Business travel for administrative purposes might be less likely, but revenue-generating business travel — for example, sales — could persist, he added.
Markets even within Mexico face different fates depending on whether they have stronger bases of domestic demand to counteract the drop in international travel from feeder markets such as the U.S.
The level of governmental support of hotels and small businesses has varied widely by country. Katzman said that support has been nonexistent in Mexico. Instead, officials there seem to be more reliant on getting a boost from stimulus efforts in the U.S.
“The strategy of this government is for the benefits of stimulus in the U.S. to spill over,” he said. “There are some direct ways that works, like if people start buying cars in the U.S., then they’ll start cranking them out from Mexican plants. But there’s been no direct help for people in the hotel industry at all.”
Jesper Palmqvist, area director for Asia-Pacific at STR, said it’s similarly difficult to generalize across the region he oversees, but given that various nations had suffered through previous pandemics, some countries are more poised for a robust and quick rebound.
“Taiwan is one of the countries that obviously had fewer cases. It’s very low,” he said. “That was entirely down to being prepared. They knew straight away. They had the tracking, tracing, control and testing so quickly because of SARS.”
The economic impacts of the pandemic, though, are often dictated by political decisions that can be debated, Palmqvist said. He noted even New Zealand’s response, which has been lauded globally, could be criticized for going too far at times with massive parts of the country closed down when a single case is detected within that country.
One major change he expects to come from the pandemic is the trajectory for outbound Chinese travelers.
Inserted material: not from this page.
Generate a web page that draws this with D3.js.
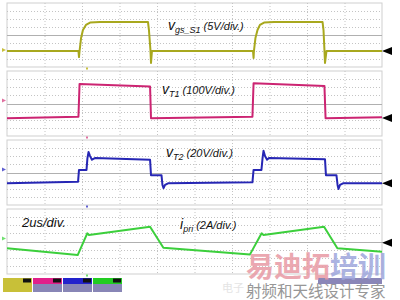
<!DOCTYPE html>
<html><head><meta charset="utf-8">
<script src="https://cdn.jsdelivr.net/npm/d3@7"></script>
<style>html,body{margin:0;padding:0;background:#fff}svg{display:block}</style>
</head><body><svg id="c" width="400" height="300"></svg>
<script>
// ---- data (time in us, values in V / A) ----
const timeDivs = [0,2,4,6,8,10,12,14,16,18,20];
const vgsT = [0,3.81,3.84,3.87,3.95,4.05,4.21,4.43,4.96,7.52,7.57,7.65,7.68,7.73,13.12,13.15,13.17,13.25,13.36,13.49,13.71,14.24,16.83,16.88,16.93,16.96,17.04,20];
const vgsV = [0,0,-3.8,0,8.1,13.1,16.3,17.8,18.1,18.1,13.1,0.6,-7.5,0,0,-4.4,0,8.1,13.1,16.3,17.8,18.1,18.1,13.1,0.6,-7.5,0,0];
const vt1T = [0,3.81,3.87,7.63,7.68,13.09,13.15,16.93,16.99,20];
const vt1V = [-4,16,420,387,-4,16,428,395,-4,9];
const vt2T = [0,3.79,3.84,4.24,4.29,4.35,4.43,4.53,4.69,7.63,7.68,8.24,8.29,8.35,8.43,8.59,13.09,13.15,13.57,13.63,13.68,13.76,13.87,13.97,16.96,17.01,17.57,17.63,17.68,17.76,17.92,20];
const vt2V = [0,4,33,33,62,77,67,58,62,58,20,20,-4,-12,-4,0,2.5,33,33,62,80,67,58,62,59,20,20,-4,-14,-4,0,0];
const ipriT = [0,3.77,4.28,4.37,7.63,8.34,12.96,13.58,13.68,16.91,17.62,20];
const ipriA = [-1.38,-3.04,2.32,1.9,3.95,-1.24,-2.87,2.32,1.9,3.95,-1.38,-2.22];
const channelNames = ["vgs","vT1","vT2","ipri"];
const voltsPerDiv = [5,100,20,2];
const zeroDivsFromBottom = [2,2.215,2.67,3.85];

const svg = d3.select("#c");
const x = d3.scaleLinear().domain([0,20]).range([7,382]);

const panels = [
  {top:3, bottom:67, color:"#a8a81e", t:vgsT, v:vgsV, mark:"#c8c040"},
  {top:71, bottom:136, color:"#cc2472", t:vt1T, v:vt1V, mark:"#e070a0"},
  {top:140, bottom:205, color:"#2626b4", t:vt2T, v:vt2V, mark:"#6060d0"},
  {top:209, bottom:274, color:"#3ccf3c", t:ipriT, v:ipriA, mark:"#70e070"}
];

panels.forEach((p,i)=>{
  const lo = -zeroDivsFromBottom[i]*voltsPerDiv[i];
  const hi = lo + 8*voltsPerDiv[i];
  const y = d3.scaleLinear().domain([lo,hi]).range([p.bottom,p.top]);
  const g = svg.append("g");
  g.append("rect").attr("x",7).attr("y",p.top).attr("width",375).attr("height",p.bottom-p.top)
    .attr("fill","#fff").attr("stroke","#cfcfcf").attr("stroke-width",1);
  g.selectAll("line.v").data(timeDivs.slice(1,-1)).enter().append("line")
    .attr("x1",d=>x(d)+0.5).attr("x2",d=>x(d)+0.5).attr("y1",p.top).attr("y2",p.bottom)
    .attr("stroke","#c4c4c4").attr("stroke-dasharray","1,2");
  const hdivs = d3.range(1,8).map(k=>lo+k*voltsPerDiv[i]);
  g.selectAll("line.h").data(hdivs).enter().append("line")
    .attr("x1",7).attr("x2",382).attr("y1",d=>Math.round(y(d))+0.5).attr("y2",d=>Math.round(y(d))+0.5)
    .attr("stroke",(d,k)=>k===3?"#b0b0b0":"#c4c4c4").attr("stroke-dasharray",(d,k)=>k===3?null:"1,2");
  const line = d3.line().x(d=>x(d[0])).y(d=>y(d[1]));
  g.append("path").datum(p.t.map((t,k)=>[t,p.v[k]])).attr("d",line)
    .attr("fill","none").attr("stroke",p.color).attr("stroke-width",2).attr("stroke-linejoin","round");
  const yz = y(0);
  g.append("path").attr("d",`M382,${yz} L392,${yz-4} L392,${yz+4} Z`).attr("fill","#000");
  g.append("path").attr("d",`M2,${(p.top+p.bottom)/2+ (i===0?15:-3)-2} l4,2 l-4,2 Z`).attr("fill",p.mark);
  g.append("rect").attr("x",86).attr("y",p.bottom+0.5).attr("width",2).attr("height",2).attr("fill",p.mark);
});

function label(xp, yp, main, sub, rest){
  const t = svg.append("text").attr("x",xp).attr("y",yp)
    .attr("font-family","Liberation Sans, Arial, sans-serif").attr("font-style","italic").attr("fill","#111");
  t.append("tspan").attr("font-size",14).text(main);
  t.append("tspan").attr("font-size",9).attr("dy",3).text(sub);
  t.append("tspan").attr("font-size",11).attr("dy",-3).text(rest);
}
label(168,30,"v","gs_S1"," (5V/div.)");
label(162,94,"v","T1"," (100V/div.)");
label(166,157,"v","T2"," (20V/div.)");
label(180,229,"i","pri"," (2A/div.)");
svg.append("text").attr("x",22).attr("y",227).attr("font-family","Liberation Sans, Arial, sans-serif")
  .attr("font-style","italic").attr("font-size",13).attr("fill","#111").text("2us/div.");

const boxColors = ["#c8c038","#e0208a","#2222cc","#22cc22"];
boxColors.forEach((c,k)=>{
  const bx = 3+k*30;
  if(k===0){
    svg.append("rect").attr("x",bx).attr("y",278).attr("width",29).attr("height",14).attr("fill",c);
  } else {
    svg.append("rect").attr("x",bx).attr("y",278).attr("width",29).attr("height",6).attr("fill",c);
    svg.append("rect").attr("x",bx).attr("y",284).attr("width",29).attr("height",8).attr("fill","#8886b6");
  }
  svg.append("rect").attr("x",bx+20).attr("y",278.5).attr("width",8).attr("height",4).attr("fill","#111");
});

svg.append("text").attr("x",222).attr("y",292).attr("font-family","Noto Sans CJK SC").attr("font-size",11)
  .attr("fill","#e4e4e4").text("电子");
svg.append("rect").attr("x",318).attr("y",278).attr("width",64).attr("height",6).attr("fill","#8a86b8");
const wm = svg.append("text").attr("x",246).attr("y",277).attr("font-family","Noto Sans CJK SC")
  .attr("font-weight","bold").attr("font-size",28).attr("opacity",0.85);
wm.append("tspan").attr("fill","#e89aa4").text("易迪拓");
wm.append("tspan").attr("fill","#9ea6dc").text("培训");
svg.append("text").attr("x",246).attr("y",297).attr("font-family","Noto Sans CJK SC")
  .attr("font-size",15.5).attr("fill","#8c8c8c").attr("opacity",0.9).text("射频和天线设计专家");
</script></body></html>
Almost every country and hotel around the globe has been eager to get a greater share of that demand, but Palmqvist expects Chinese travelers to be more domestically focused than ever coming out of the pandemic.
“I think Chinese travelers will absolutely go back to Thailand or Vietnam or wherever they go, but in a much lesser capacity, even over time,” he said. “That’s going to be different. You can’t have that dependency on the Chinese anymore.”
Palmqvist said that might spur greater demand for international hotel companies to invest in China, especially in midscale hotels.
“I think the global companies will look at [that segment in China] and go ‘That’s where we should be’ because that’s how you ingrain yourself and really put your market down in China,” he said. “But then the competition is going to be pretty stiff because brands are still popping up frequently in China.”
Looking to the Future
Overall, in the face of the worst full year in the history of the industry, many hoteliers remain hopeful and optimistic for the long-term prospects even if the near term remains challenging.
“It’s been a tough year, but as we get into 2021, we’re incredibly optimistic,” Deitemeyer said. “We’re bringing our teams back together and working hard to support our hotels and are excited about the future.”
Geshay agreed with the long-term optimism but also noted more help is still needed for people at the front lines of the industry.
“Hospitality was one of the first industries that was really impacted, and it’s going to be one of the last to recovery,” he said. “We’ve all read the stats. This had a nine-times-greater impact on our industry than 9/11, and a big part of that hit the employment base. Prior to COVID, hospitality supported 1 in 25 American jobs. Now there’s still 4 million people out of work."